Oana was of Eastern European origin and — like the dancers — stunning. She asked for our drink orders, and my friend sputtered his out like an old lawn mower starting up. I asked to see the wine list, and then quickly gave it back when I saw the cheapest item was a $25 half-bottle of Kendall-Jackson amidst a list that had average bottles of Merlot listed at $1,050. Ordering the house wine by the glass seemed like a safer venture.
They really do gouge a hunk of your flesh on the drinks here, which seems to be how the Men's Club generates a lot of its revenue. I pondered this over an $8.50 glass of house Cabernet that tasted like room-temperature Manischewitz while our waitress sat back down with one of her regulars and resumed chatting with him, presumably for extra tips.

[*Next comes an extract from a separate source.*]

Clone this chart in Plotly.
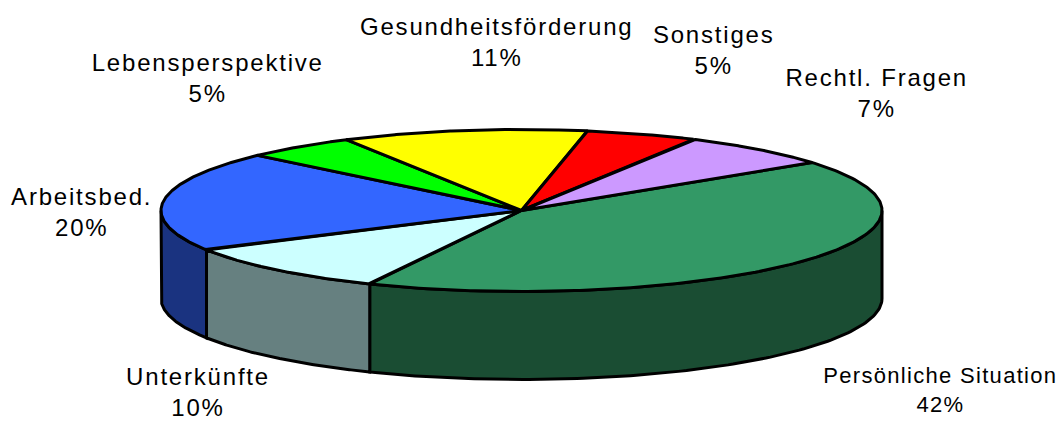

My friend looked somewhat longingly after her. "It's a shame she has to sit with that creepy old dude," he remarked. Then, a few minutes later, "Do you think I could pay her to just do a few laps in my living room? She smells so good." I ignored him and plowed heroically through my glass of warm, sugary wine.
Our dinner that night came out to $35, exclusive of wine. And for that, I can't fault the Men's Club. A down economy might be keeping big spenders off the main floor, but it also means that you can dine fairly cheaply here if you're a man with a big appetite out on the town.
Crab cakes were poorly constructed but filled with lashings of jumbo lump crab; these were heavily buttered, rendering the side ramekin of rémoulade nearly moot. Garlicky baked potato soup was clearly made from reconstituted potato flakes — something made even clearer when the same garlic mashed potatoes showed up as side items on both entrées — but would appeal to a certain type of unfussy palate. Salad was a steakhouse-type affair with great bunches of iceberg lettuce, bacon, tomatoes and hard-boiled eggs. And our entrées were large enough to feed two people each.
My dining companion's pork chop tasted like it had been cooked on a dirty grill, the flavor of old oil and charcoaled scrapings more pronounced than any pork flavor. But my chicken-fried steak was wonderful. I was gobsmacked. "I guess Sysco does some things right," my friend joked as he chewed a few bites of it. The soft steak inside cut easily with a fork, the nicely crunchy batter embracing it closely, never gummy, never flaky. It needed no gravy.
By the time our cheesecake arrived, I was too full to eat more than two bites. It tasted like the industrial-size cheesecakes that Costco sells, grout-thick and overly sweet. My dining companion, who I was beginning to think might become a regular, wolfed it down, then headed for the bathroom.
A few minutes later, he was back. "The bathroom attendant, this older Hispanic dude, was reading a cookbook," he reported.
"Really?" I sat up in my seat. "Which one?"
"Something by Escoffier," he replied.
"Escoffier?" I repeated, astonished. Maybe the wrong man is in the kitchen. As I ruminated on this bizarre arrangement — a bathroom attendant devouring classic French cooking tomes and a kitchen turning out mediocre steaks — a dancer finally took the stage. It was 10 p.m. My dining companion's eyes lit up.
"Is this really that interesting?" I asked as he admired the woman's long torso and flawless hair. "She's not naked. You aren't even going to interact with her. She's not interested in you."
"Well," he finally said after a long pause. "There are worse things to look at while you're eating."